Siege of Jijel
| Date | 1514 |
| Location | Jijel, Algeria |
| Result | Republic of Genoa defeat |

Belligerents
- Barbarossa brothers Kingdom of Kuku: Republic of Genoa

Commanders and leaders
- Oruç Reis Ahmed ou el Kadhi: Unknown

Units involved
- 2,000 Kabyles: Unknown

Casualties and losses
- Unknown: Garrison destroyed

= Siege of Jijel =

The siege of Jijel was a joint operation by the Barbarossa brothers and Ahmad al-Kadi against a Genoese garrison in the city of Jijel.

The Barbarossa brothers had previously attempted to liberate Bougie from its Spanish yoke, however failed on both occasions.
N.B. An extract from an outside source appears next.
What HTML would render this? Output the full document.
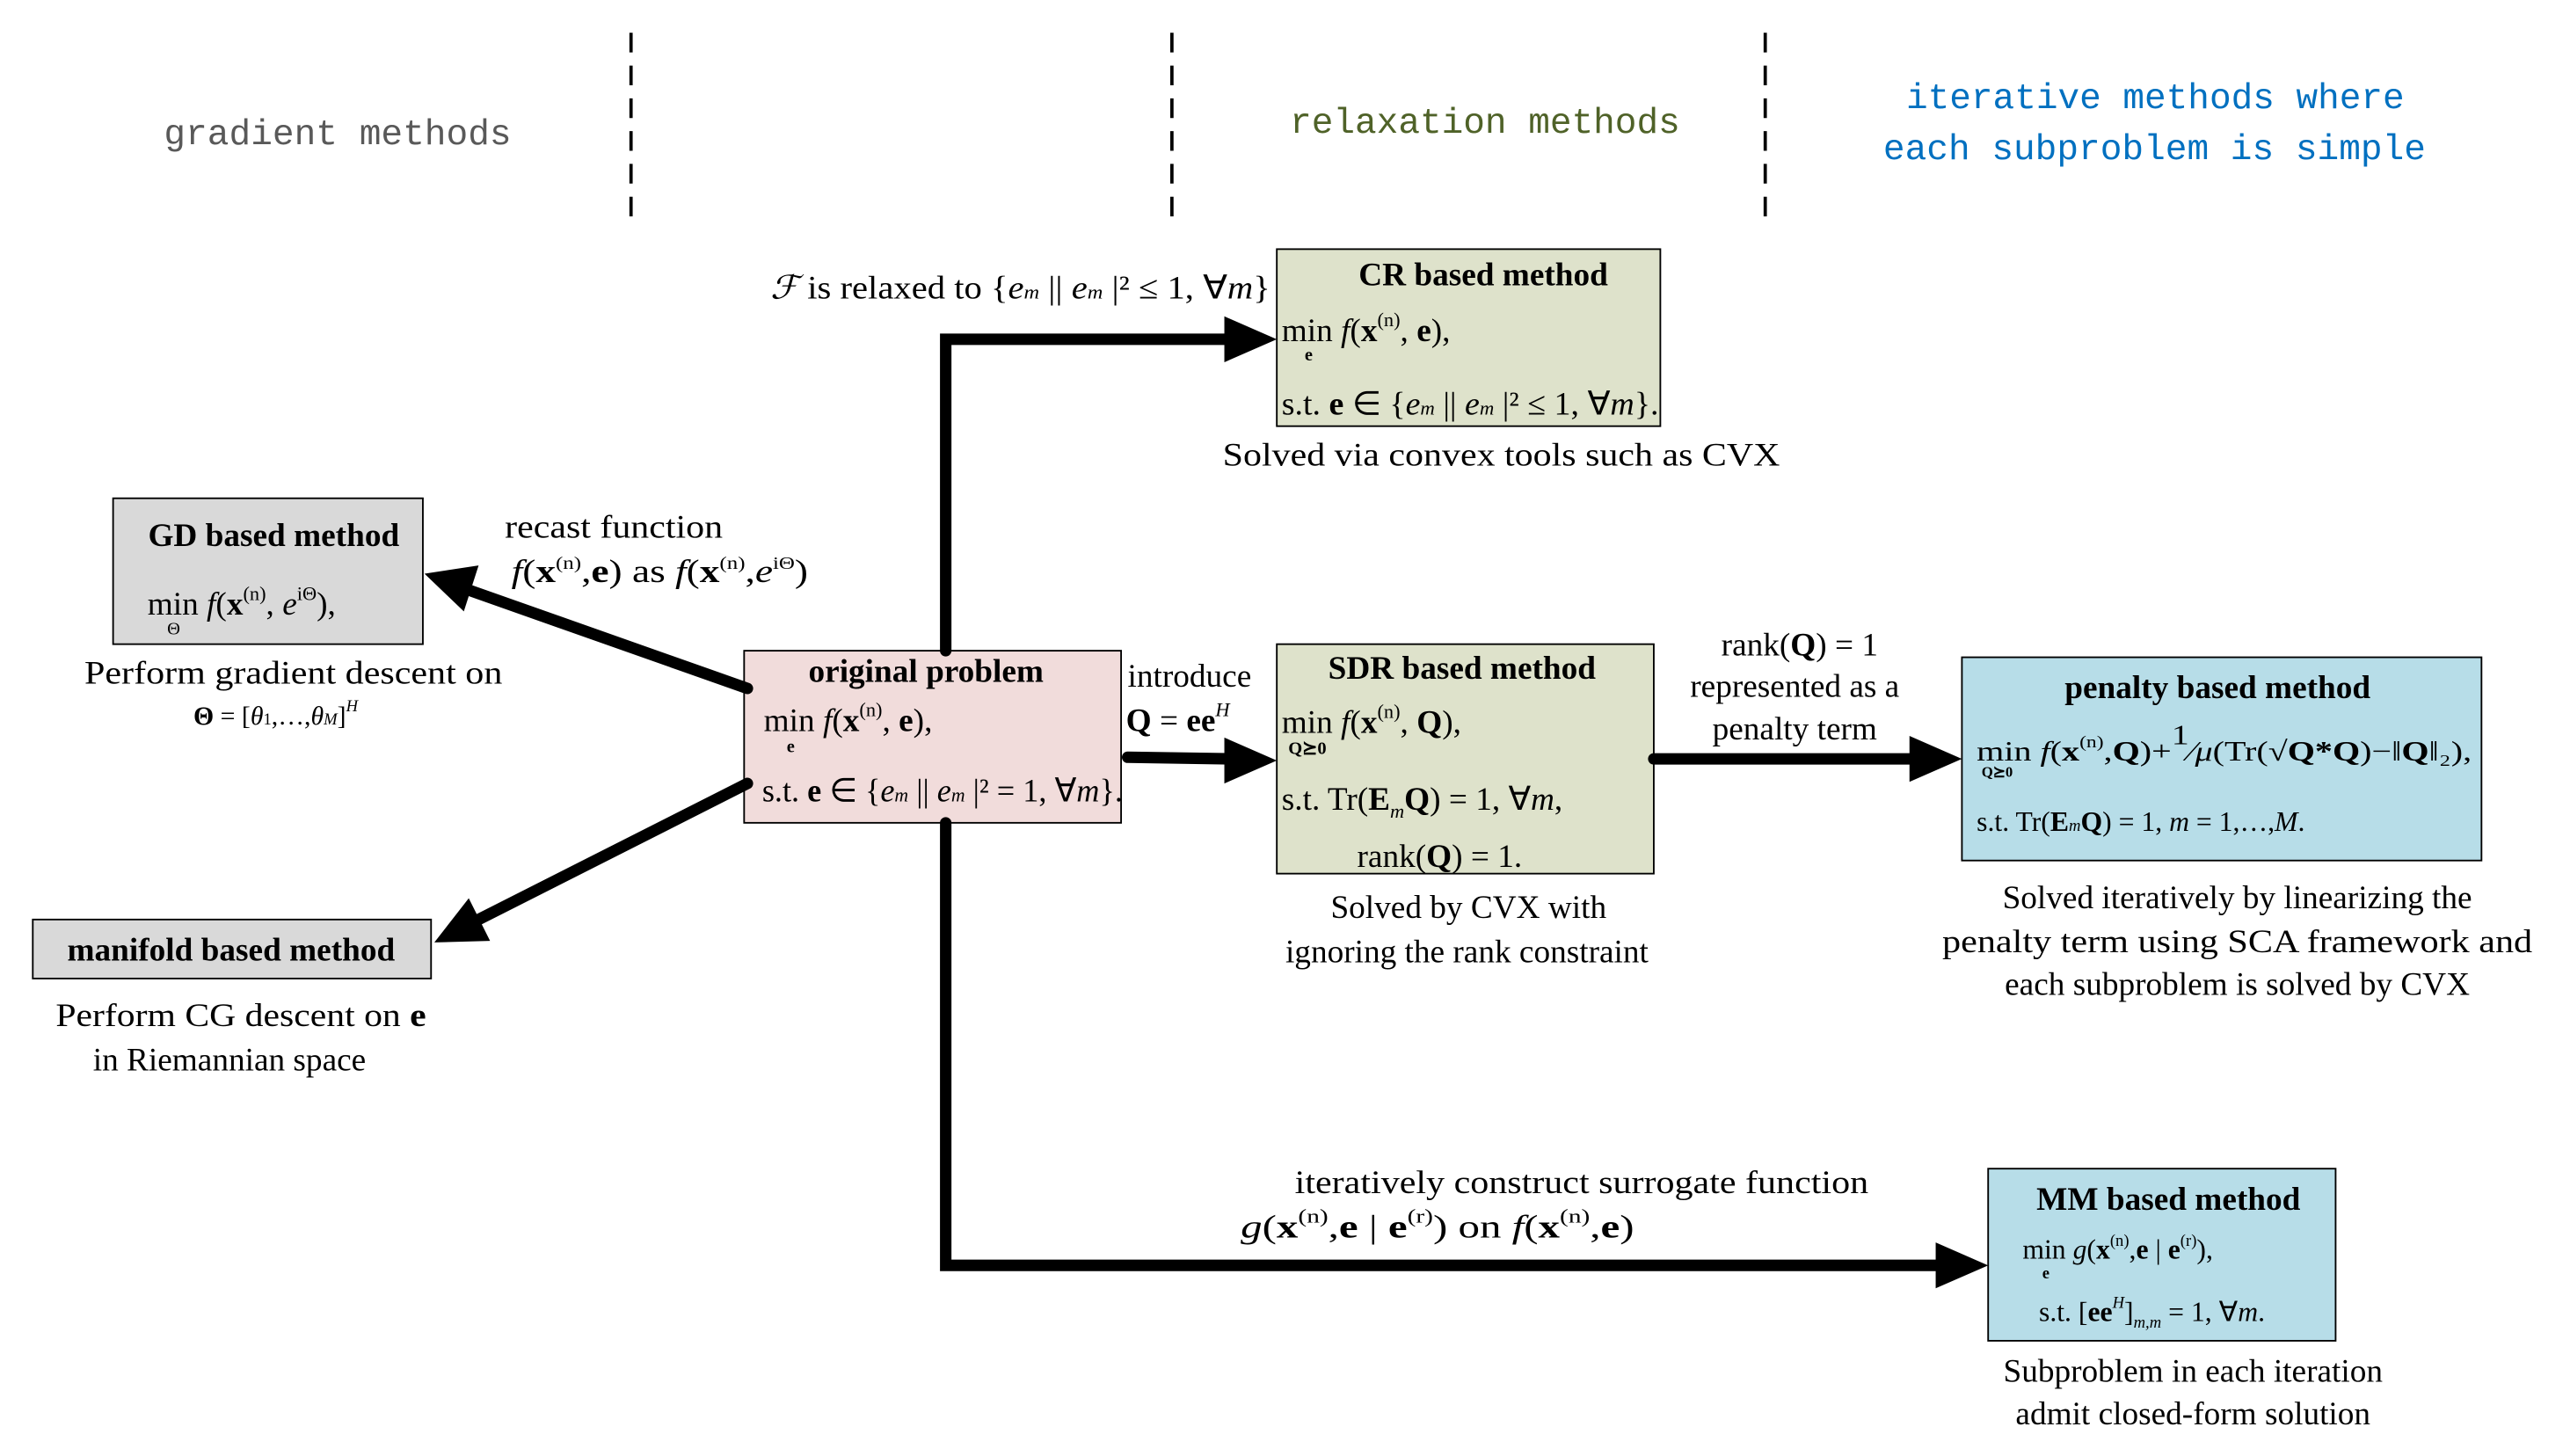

On the second occasion Aruj Reis and his ally Ahmad al-Kadi were initially successful, managing to capture the outer castle, however due to the unanswered request for gunpowder from the Hafsid sultan by Aruj Reis, the pair were forced to abandon the operation. Following this event, the inhabitants of Jijel, a city recently captured and garrisoned by the Genoese, requested help from Aruj Reis.

In 1514 Aruj Reis settled in Jijel, he gathered a force of 2,000 Kabyles and with his ally Ahmad al-Kadi, the King of Kuku, he set himself to free Jijel from Genoese occupation. Aruj Reis and Ahmad al-Kadi annihilated the Genoese garrison freeing the city from Genoese occupation and proceeded to fortify it for their benefit. Aruj Reis was thanked by the inhabitants of Jijel and received the title “Sultan of Jijel”.